__Instruction__:
Go through the material and write it all out exactly, minus the pictures.

* START *

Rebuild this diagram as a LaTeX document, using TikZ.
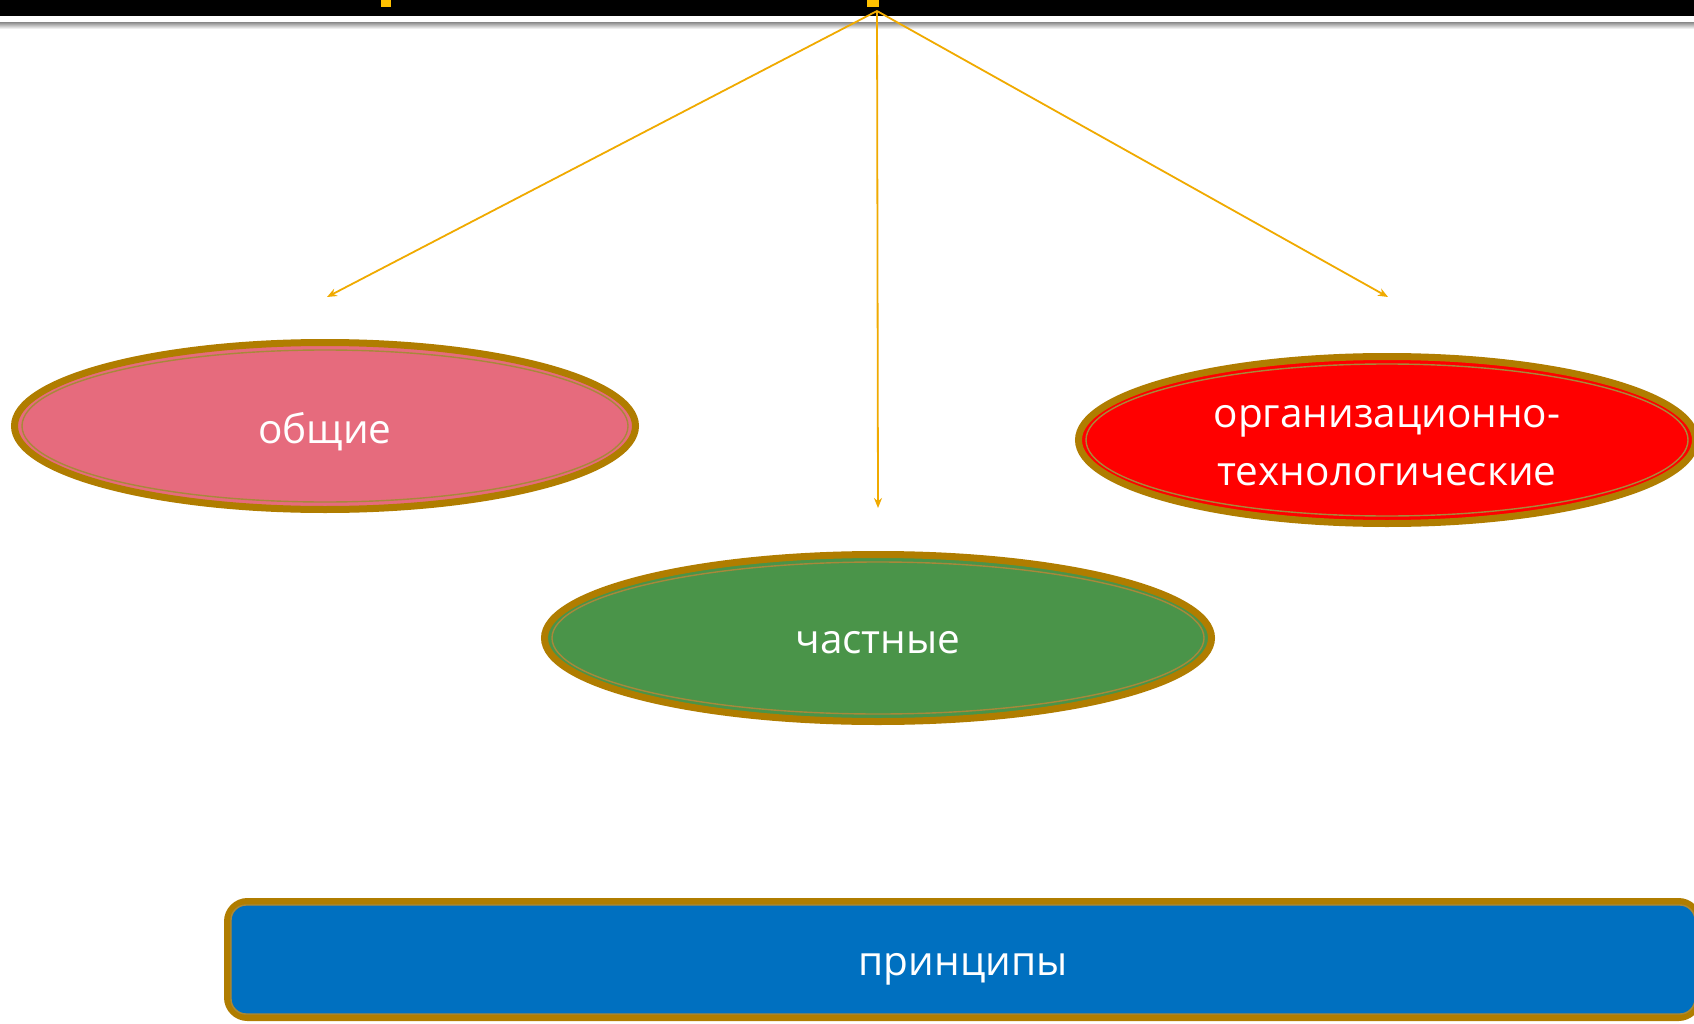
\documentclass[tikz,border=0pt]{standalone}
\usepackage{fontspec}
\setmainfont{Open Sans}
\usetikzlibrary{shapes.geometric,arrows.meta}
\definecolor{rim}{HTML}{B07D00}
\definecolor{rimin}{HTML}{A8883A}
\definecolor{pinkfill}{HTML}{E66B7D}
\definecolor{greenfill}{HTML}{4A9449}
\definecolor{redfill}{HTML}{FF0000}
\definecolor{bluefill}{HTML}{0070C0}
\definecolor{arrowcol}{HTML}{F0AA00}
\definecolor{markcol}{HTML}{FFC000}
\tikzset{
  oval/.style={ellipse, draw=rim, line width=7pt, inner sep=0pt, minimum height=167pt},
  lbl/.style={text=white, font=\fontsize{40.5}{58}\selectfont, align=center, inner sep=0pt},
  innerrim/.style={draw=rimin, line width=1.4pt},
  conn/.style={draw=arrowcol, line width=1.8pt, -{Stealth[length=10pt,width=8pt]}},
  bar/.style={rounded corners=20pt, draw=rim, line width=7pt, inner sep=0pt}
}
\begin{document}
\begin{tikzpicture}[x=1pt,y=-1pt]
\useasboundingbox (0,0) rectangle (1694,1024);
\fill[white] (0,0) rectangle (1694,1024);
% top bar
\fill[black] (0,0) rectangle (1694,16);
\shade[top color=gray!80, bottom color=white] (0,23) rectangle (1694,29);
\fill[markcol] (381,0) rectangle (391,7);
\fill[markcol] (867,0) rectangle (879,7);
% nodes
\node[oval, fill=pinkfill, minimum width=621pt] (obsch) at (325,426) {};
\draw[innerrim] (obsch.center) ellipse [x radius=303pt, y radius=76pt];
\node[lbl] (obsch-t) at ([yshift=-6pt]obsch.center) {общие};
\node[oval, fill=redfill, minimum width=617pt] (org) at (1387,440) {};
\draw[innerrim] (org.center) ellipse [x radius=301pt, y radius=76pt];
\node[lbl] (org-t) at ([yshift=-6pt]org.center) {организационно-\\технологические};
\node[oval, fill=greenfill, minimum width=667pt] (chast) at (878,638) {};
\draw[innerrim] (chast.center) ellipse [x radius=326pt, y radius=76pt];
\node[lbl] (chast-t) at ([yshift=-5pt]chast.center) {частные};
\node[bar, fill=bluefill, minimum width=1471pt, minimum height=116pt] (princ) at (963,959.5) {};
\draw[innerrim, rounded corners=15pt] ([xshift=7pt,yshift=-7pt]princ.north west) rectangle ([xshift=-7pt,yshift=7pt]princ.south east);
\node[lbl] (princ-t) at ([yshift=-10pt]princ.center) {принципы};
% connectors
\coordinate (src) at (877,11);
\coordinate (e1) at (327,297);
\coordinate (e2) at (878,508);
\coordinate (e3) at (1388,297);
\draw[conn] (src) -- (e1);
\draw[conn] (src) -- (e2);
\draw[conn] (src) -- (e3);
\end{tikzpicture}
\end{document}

* END *

__Final result__:
Rebuild this diagram as a LaTeX document, using TikZ.
\documentclass[tikz,border=0pt]{standalone}
\usepackage{fontspec}
\setmainfont{Open Sans}
\usetikzlibrary{shapes.geometric,arrows.meta}
\definecolor{rim}{HTML}{B07D00}
\definecolor{rimin}{HTML}{A8883A}
\definecolor{pinkfill}{HTML}{E66B7D}
\definecolor{greenfill}{HTML}{4A9449}
\definecolor{redfill}{HTML}{FF0000}
\definecolor{bluefill}{HTML}{0070C0}
\definecolor{arrowcol}{HTML}{F0AA00}
\definecolor{markcol}{HTML}{FFC000}
\tikzset{
  oval/.style={ellipse, draw=rim, line width=7pt, inner sep=0pt, minimum height=167pt},
  lbl/.style={text=white, font=\fontsize{40.5}{58}\selectfont, align=center, inner sep=0pt},
  innerrim/.style={draw=rimin, line width=1.4pt},
  conn/.style={draw=arrowcol, line width=1.8pt, -{Stealth[length=10pt,width=8pt]}},
  bar/.style={rounded corners=20pt, draw=rim, line width=7pt, inner sep=0pt}
}
\begin{document}
\begin{tikzpicture}[x=1pt,y=-1pt]
\useasboundingbox (0,0) rectangle (1694,1024);
\fill[white] (0,0) rectangle (1694,1024);
% top bar
\fill[black] (0,0) rectangle (1694,16);
\shade[top color=gray!80, bottom color=white] (0,23) rectangle (1694,29);
\fill[markcol] (381,0) rectangle (391,7);
\fill[markcol] (867,0) rectangle (879,7);
% nodes
\node[oval, fill=pinkfill, minimum width=621pt] (obsch) at (325,426) {};
\draw[innerrim] (obsch.center) ellipse [x radius=303pt, y radius=76pt];
\node[lbl] (obsch-t) at ([yshift=-6pt]obsch.center) {общие};
\node[oval, fill=redfill, minimum width=617pt] (org) at (1387,440) {};
\draw[innerrim] (org.center) ellipse [x radius=301pt, y radius=76pt];
\node[lbl] (org-t) at ([yshift=-6pt]org.center) {организационно-\\технологические};
\node[oval, fill=greenfill, minimum width=667pt] (chast) at (878,638) {};
\draw[innerrim] (chast.center) ellipse [x radius=326pt, y radius=76pt];
\node[lbl] (chast-t) at ([yshift=-5pt]chast.center) {частные};
\node[bar, fill=bluefill, minimum width=1471pt, minimum height=116pt] (princ) at (963,959.5) {};
\draw[innerrim, rounded corners=15pt] ([xshift=7pt,yshift=-7pt]princ.north west) rectangle ([xshift=-7pt,yshift=7pt]princ.south east);
\node[lbl] (princ-t) at ([yshift=-10pt]princ.center) {принципы};
% connectors
\coordinate (src) at (877,11);
\coordinate (e1) at (327,297);
\coordinate (e2) at (878,508);
\coordinate (e3) at (1388,297);
\draw[conn] (src) -- (e1);
\draw[conn] (src) -- (e2);
\draw[conn] (src) -- (e3);
\end{tikzpicture}
\end{document}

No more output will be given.